I met Cindy when I was 15. I spent countless hours at her parents’ home over my teens and early 20s. And I always loved Mrs. T. When Cindy suggested I meet she, and perhaps her 84 year-old mom, for a late afternoon Saturday swim, I jumped at the chance. I marveled at Delores’ ability to swim laps at her age, while Cindy and I monopolized a lane with kick boards and conversation. I turned, and my jaw dropped. Delores was jumping out of the water, shooting buckets-and sinking them. She explained that basketball was “very good exercise.” Cindy and I joined her and entertained a group of elementary-school-aged boys who asked permission to videotape Delores. She sunk it, of course, as I watched with complete admiration. We later had dinner together like three long-time girlfriends. What an amazing woman.
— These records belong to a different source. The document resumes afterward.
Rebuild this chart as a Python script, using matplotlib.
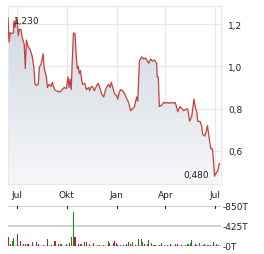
import matplotlib
matplotlib.use("Agg")
import matplotlib.pyplot as plt
import matplotlib.dates as mdates
import numpy as np
import pandas as pd
from matplotlib.colors import LinearSegmentedColormap

price_dates = ["2024-06-14","2024-06-16","2024-06-18","2024-06-22","2024-06-24","2024-06-25","2024-06-27","2024-06-29",
 "2024-07-01","2024-07-03","2024-07-05","2024-07-08","2024-07-10","2024-07-14","2024-07-16","2024-07-18","2024-07-21",
 "2024-07-25","2024-07-29","2024-08-01","2024-08-03","2024-08-05","2024-08-09","2024-08-11","2024-08-14","2024-08-18",
 "2024-08-20","2024-08-24","2024-08-26","2024-08-29","2024-09-02","2024-09-04","2024-09-08","2024-09-11","2024-09-15",
 "2024-09-19","2024-09-22","2024-09-26","2024-09-30","2024-10-03","2024-10-05","2024-10-07","2024-10-09","2024-10-11",
 "2024-10-13","2024-10-16","2024-10-18","2024-10-20","2024-10-22","2024-10-24","2024-10-26","2024-10-28","2024-10-30",
 "2024-11-03","2024-11-06","2024-11-10","2024-11-12","2024-11-14","2024-11-17","2024-11-21","2024-11-25","2024-11-28",
 "2024-12-02","2024-12-04","2024-12-08","2024-12-11","2024-12-13","2024-12-17","2024-12-20","2024-12-22","2024-12-26",
 "2024-12-28","2025-01-01","2025-01-03","2025-01-05","2025-01-08","2025-01-12","2025-01-16","2025-01-20","2025-01-23",
 "2025-01-27","2025-01-31","2025-02-03","2025-02-07","2025-02-09","2025-02-12","2025-02-16","2025-02-20","2025-02-23",
 "2025-02-27","2025-03-01","2025-03-05","2025-03-08","2025-03-12","2025-03-16","2025-03-17","2025-03-19","2025-03-21",
 "2025-03-25","2025-03-29","2025-04-01","2025-04-04","2025-04-08","2025-04-12","2025-04-15","2025-04-19","2025-04-21",
 "2025-04-24","2025-04-28","2025-05-02","2025-05-05","2025-05-11","2025-05-13","2025-05-16","2025-05-20","2025-05-24",
 "2025-05-27","2025-05-29","2025-05-31","2025-06-04","2025-06-07","2025-06-09","2025-06-13","2025-06-16","2025-06-18",
 "2025-06-20","2025-06-24","2025-06-27","2025-06-29","2025-07-01","2025-07-05","2025-07-07","2025-07-10"]
price_values = [1.23,1.115,1.16,1.155,1.16,1.215,1.185,1.225,
 1.215,1.145,1.175,1.175,1.14,1.105,0.99,1.125,1.095,
 1.08,1.045,0.99,0.915,0.91,0.915,0.995,1.01,1.06,
 0.99,0.95,0.90,0.915,0.905,0.925,0.89,0.885,0.88,
 0.88,0.89,0.90,0.895,0.95,0.90,0.94,0.89,1.035,
 1.157,1.157,1.06,0.99,1.0,0.965,0.98,0.94,0.915,
 0.92,0.89,0.90,0.885,0.90,0.905,0.885,0.91,0.92,
 0.89,0.87,0.855,0.885,0.90,0.915,0.90,0.925,0.89,
 0.87,0.86,0.845,0.87,0.89,0.885,0.87,0.845,0.83,
 0.79,0.80,0.81,0.855,0.835,1.025,1.045,1.035,1.04,
 1.025,1.015,1.035,1.025,1.03,1.015,0.95,0.95,0.81,
 0.815,0.83,0.825,0.83,0.825,0.83,0.825,0.83,0.815,
 0.785,0.81,0.80,0.79,0.80,0.79,0.74,0.765,0.845,
 0.80,0.79,0.74,0.74,0.72,0.68,0.67,0.695,0.72,
 0.68,0.61,0.61,0.56,0.48,0.50,0.505,0.54]

vol_dates = ["2024-06-14","2024-06-18","2024-06-22","2024-06-24","2024-06-25","2024-07-01","2024-07-07","2024-07-12",
 "2024-07-16","2024-07-21","2024-07-29","2024-08-05","2024-08-09","2024-08-18","2024-08-26","2024-09-02","2024-09-09",
 "2024-09-15","2024-09-20","2024-09-30","2024-10-05","2024-10-09","2024-10-13","2024-10-16","2024-10-22","2024-10-27",
 "2024-11-02","2024-11-06","2024-11-12","2024-11-19","2024-11-26","2024-12-01","2024-12-08","2024-12-17","2024-12-19",
 "2024-12-26","2024-12-28","2024-12-31","2025-01-03","2025-01-08","2025-01-14","2025-01-19","2025-01-23","2025-01-27",
 "2025-01-31","2025-02-05","2025-02-11","2025-02-16","2025-02-18","2025-02-22","2025-02-27","2025-03-01","2025-03-07",
 "2025-03-11","2025-03-14","2025-03-22","2025-03-25","2025-03-31","2025-04-05","2025-04-11","2025-04-20","2025-04-24",
 "2025-05-01","2025-05-08","2025-05-13","2025-05-17","2025-05-20","2025-05-26","2025-05-29","2025-06-03","2025-06-10",
 "2025-06-12","2025-06-19","2025-06-23","2025-06-29","2025-07-04","2025-07-08"]
vol_values = [190,40,105,150,170,255,105,40,
 40,40,85,85,40,20,150,20,105,
 40,40,40,65,190,720,190,40,40,
 85,85,40,65,20,20,20,105,65,
 65,105,65,20,20,20,40,85,40,
 85,20,150,150,85,40,40,130,65,
 20,20,20,65,20,20,40,40,40,
 20,20,40,65,130,40,20,65,20,
 40,20,20,85,40,20]
vol_up = [0,1,1,1,1,0,0,1,
 1,0,0,1,0,1,0,0,0,
 0,1,0,0,1,1,0,0,1,
 0,0,1,0,1,1,0,1,0,
 0,0,0,0,1,1,0,0,0,
 1,1,0,1,1,0,1,0,1,
 0,1,0,0,1,1,0,0,0,
 0,0,1,1,1,0,0,1,1,
 0,1,0,0,1,0]

month_ticks = ["2024-07-01","2024-10-01","2025-01-01","2025-04-01","2025-07-01"]
month_labels = ["Jul","Okt","Jan","Apr","Jul"]
price_ticks = [0.6,0.8,1.0,1.2]
price_tick_labels = ["0,6","0,8","1,0","1,2"]
vol_ticks = [0,425,850]
vol_tick_labels = ["0T","425T","850T"]
max_label = "1,230"
min_label = "0,480"

W, H = 264, 255
fig = plt.figure(figsize=(W/100, H/100), dpi=100)
plt.rcParams['font.family'] = ['DejaVu Sans']

def box(l, t, r, b):
    return [l/W, 1-b/H, (r-l)/W, (b-t)/H]

ax = fig.add_axes(box(8, 7, 221, 185))
av = fig.add_axes(box(8, 207, 221, 247))

pd_dates = mdates.date2num(pd.to_datetime(price_dates))
pv = np.array(price_values)
xmin = mdates.date2num(pd.Timestamp("2024-06-14"))
xmax = mdates.date2num(pd.Timestamp("2025-07-13"))
ymin, ymax = 0.443, 1.286

ax.set_xlim(xmin, xmax)
ax.set_ylim(ymin, ymax)

poly = ax.fill_between(pd_dates, pv, ymin, color='none', lw=0)
cmap = LinearSegmentedColormap.from_list("g", ["#f6f7f9", "#cdd6de"])
grad = np.linspace(0, 1, 256).reshape(-1, 1)
img = ax.imshow(grad, extent=[xmin, xmax, ymin, ymax], origin='lower', aspect='auto', cmap=cmap, zorder=1)
img.set_clip_path(poly.get_paths()[0], transform=ax.transData)
ax.plot(pd_dates, pv, color="#c4403f", lw=0.9, zorder=3)

tick_nums = mdates.date2num(pd.to_datetime(month_ticks))
ax.set_xticks(tick_nums)
ax.set_xticklabels(month_labels)
ax.set_yticks(price_ticks)
ax.set_yticklabels(price_tick_labels)
ax.yaxis.tick_right()
ax.tick_params(axis='both', length=0, labelsize=6.5, colors="#222222")
ax.tick_params(axis='y', pad=5)
ax.tick_params(axis='x', pad=4)
ax.grid(True, color="#e8e8e8", lw=0.9, zorder=0)
ax.set_axisbelow(True)
for s in ax.spines.values():
    s.set_color("#e8e8e8")
    s.set_linewidth(0.9)

imax = int(np.argmax(pv)); imin = int(np.argmin(pv))
ax.annotate(max_label, (pd_dates[imax], pv[imax]), xytext=(4, -2), textcoords='offset points',
            fontsize=6.5, color="#222222", ha='left', va='center', zorder=5)
ax.annotate(min_label, (pd_dates[imin], pv[imin]), xytext=(-4, 1), textcoords='offset points',
            fontsize=6.5, color="#222222", ha='right', va='center', zorder=5)

vd = mdates.date2num(pd.to_datetime(vol_dates))
colors = ["#1a8a1a" if u else "#b82025" for u in vol_up]
av.set_xlim(xmin, xmax)
av.set_ylim(0, 850)
for yv in vol_ticks:
    av.axhline(yv, color="#c8c8c8", lw=1.2, zorder=0)
av.bar(vd, vol_values, width=2.0, color=colors, zorder=2)
for t in tick_nums:
    av.plot([t, t], [850, 800], color="#222222", lw=0.8, zorder=3)
av.set_xticks([])
av.set_yticks(vol_ticks)
av.set_yticklabels(["-" + s for s in vol_tick_labels])
av.yaxis.tick_right()
av.tick_params(axis='y', length=0, pad=1, labelsize=6.5, colors="#222222")
for s in av.spines.values():
    s.set_visible(False)

fig.savefig("out.png", dpi=100)
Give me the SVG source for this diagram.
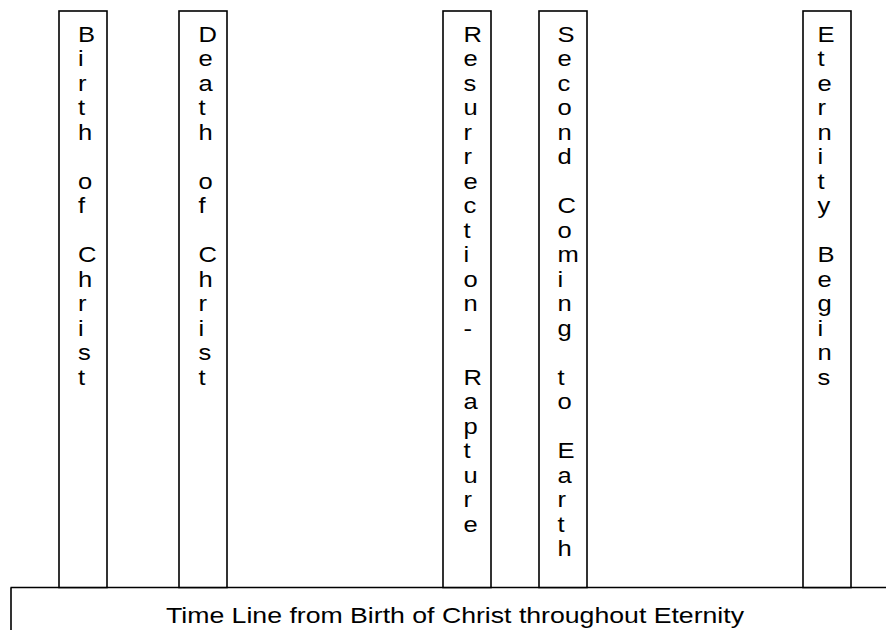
<svg xmlns="http://www.w3.org/2000/svg" width="886" height="630" viewBox="0 0 886 630">
<style>
.box{fill:#fff;stroke:#000;stroke-width:1.6}
.ln{stroke:#000;stroke-width:1.6;fill:none}
.v{font-family:"Liberation Sans",Arial,sans-serif;font-size:21.3px;fill:#000}
.t{font-family:"Liberation Sans",Arial,sans-serif;font-size:22.4px;fill:#000}
</style>
<rect width="886" height="630" fill="#fff"/>
<g id="connectors">
<path class="ln" d="M10.5 587.5H886M11 587.5V630"/>
</g>
<g id="birth">
<rect class="box" x="59" y="11" width="48" height="576.5"/>
<text class="v" transform="translate(78,42) scale(1.2,1)"><tspan x="0" y="0">B</tspan><tspan x="0" dy="24.5">i</tspan><tspan x="0" dy="24.5">r</tspan><tspan x="0" dy="24.5">t</tspan><tspan x="0" dy="24.5">h</tspan><tspan x="0" dy="49">o</tspan><tspan x="0" dy="24.5">f</tspan><tspan x="0" dy="49">C</tspan><tspan x="0" dy="24.5">h</tspan><tspan x="0" dy="24.5">r</tspan><tspan x="0" dy="24.5">i</tspan><tspan x="0" dy="24.5">s</tspan><tspan x="0" dy="24.5">t</tspan></text>
</g>
<g id="death">
<rect class="box" x="179" y="11" width="48" height="576.5"/>
<text class="v" transform="translate(198.5,42) scale(1.2,1)"><tspan x="0" y="0">D</tspan><tspan x="0" dy="24.5">e</tspan><tspan x="0" dy="24.5">a</tspan><tspan x="0" dy="24.5">t</tspan><tspan x="0" dy="24.5">h</tspan><tspan x="0" dy="49">o</tspan><tspan x="0" dy="24.5">f</tspan><tspan x="0" dy="49">C</tspan><tspan x="0" dy="24.5">h</tspan><tspan x="0" dy="24.5">r</tspan><tspan x="0" dy="24.5">i</tspan><tspan x="0" dy="24.5">s</tspan><tspan x="0" dy="24.5">t</tspan></text>
</g>
<g id="resurrection">
<rect class="box" x="443" y="11" width="48" height="576.5"/>
<text class="v" transform="translate(463.5,42) scale(1.2,1)"><tspan x="0" y="0">R</tspan><tspan x="0" dy="24.5">e</tspan><tspan x="0" dy="24.5">s</tspan><tspan x="0" dy="24.5">u</tspan><tspan x="0" dy="24.5">r</tspan><tspan x="0" dy="24.5">r</tspan><tspan x="0" dy="24.5">e</tspan><tspan x="0" dy="24.5">c</tspan><tspan x="0" dy="24.5">t</tspan><tspan x="0" dy="24.5">i</tspan><tspan x="0" dy="24.5">o</tspan><tspan x="0" dy="24.5">n</tspan><tspan x="0" dy="24.5">-</tspan><tspan x="0" dy="49">R</tspan><tspan x="0" dy="24.5">a</tspan><tspan x="0" dy="24.5">p</tspan><tspan x="0" dy="24.5">t</tspan><tspan x="0" dy="24.5">u</tspan><tspan x="0" dy="24.5">r</tspan><tspan x="0" dy="24.5">e</tspan></text>
</g>
<g id="second-coming">
<rect class="box" x="539" y="11" width="48" height="576.5"/>
<text class="v" transform="translate(557.5,42) scale(1.2,1)"><tspan x="0" y="0">S</tspan><tspan x="0" dy="24.5">e</tspan><tspan x="0" dy="24.5">c</tspan><tspan x="0" dy="24.5">o</tspan><tspan x="0" dy="24.5">n</tspan><tspan x="0" dy="24.5">d</tspan><tspan x="0" dy="49">C</tspan><tspan x="0" dy="24.5">o</tspan><tspan x="0" dy="24.5">m</tspan><tspan x="0" dy="24.5">i</tspan><tspan x="0" dy="24.5">n</tspan><tspan x="0" dy="24.5">g</tspan><tspan x="0" dy="49">t</tspan><tspan x="0" dy="24.5">o</tspan><tspan x="0" dy="49">E</tspan><tspan x="0" dy="24.5">a</tspan><tspan x="0" dy="24.5">r</tspan><tspan x="0" dy="24.5">t</tspan><tspan x="0" dy="24.5">h</tspan></text>
</g>
<g id="eternity">
<rect class="box" x="803" y="11" width="48" height="576.5"/>
<text class="v" transform="translate(817.5,42) scale(1.2,1)"><tspan x="0" y="0">E</tspan><tspan x="0" dy="24.5">t</tspan><tspan x="0" dy="24.5">e</tspan><tspan x="0" dy="24.5">r</tspan><tspan x="0" dy="24.5">n</tspan><tspan x="0" dy="24.5">i</tspan><tspan x="0" dy="24.5">t</tspan><tspan x="0" dy="24.5">y</tspan><tspan x="0" dy="49">B</tspan><tspan x="0" dy="24.5">e</tspan><tspan x="0" dy="24.5">g</tspan><tspan x="0" dy="24.5">i</tspan><tspan x="0" dy="24.5">n</tspan><tspan x="0" dy="24.5">s</tspan></text>
</g>
<g id="timeline-label">
<text class="t" transform="translate(166,623) scale(1.19,1)">Time Line from Birth of Christ throughout Eternity</text>
</g>
</svg>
Finally, I must tell you about my original mother-in-law Joan. My high-school-sweetheart marriage ended 30 years ago, but my love for his parents remained. I grabbed a bottle of wine and went to see Joan, who’s now 83 years old. She’s sold her longtime home and is moving into a senior apartment environment. I thought she might be a bit frail, but was I wrong! She is the whipper-snapper she always was. But moving day was two days away and a corkscrew non-existent. A couple of mini-screwdrivers and MacGuyver me had the cork out. As we sipped Chardonnay out of the available plastic beer cups, I marveled at her attitude and abilities, and I knew why she’d had such influence on me. She starts bowling again this week-go Joan!

Barbara, Delores, and Joan–you ROCK!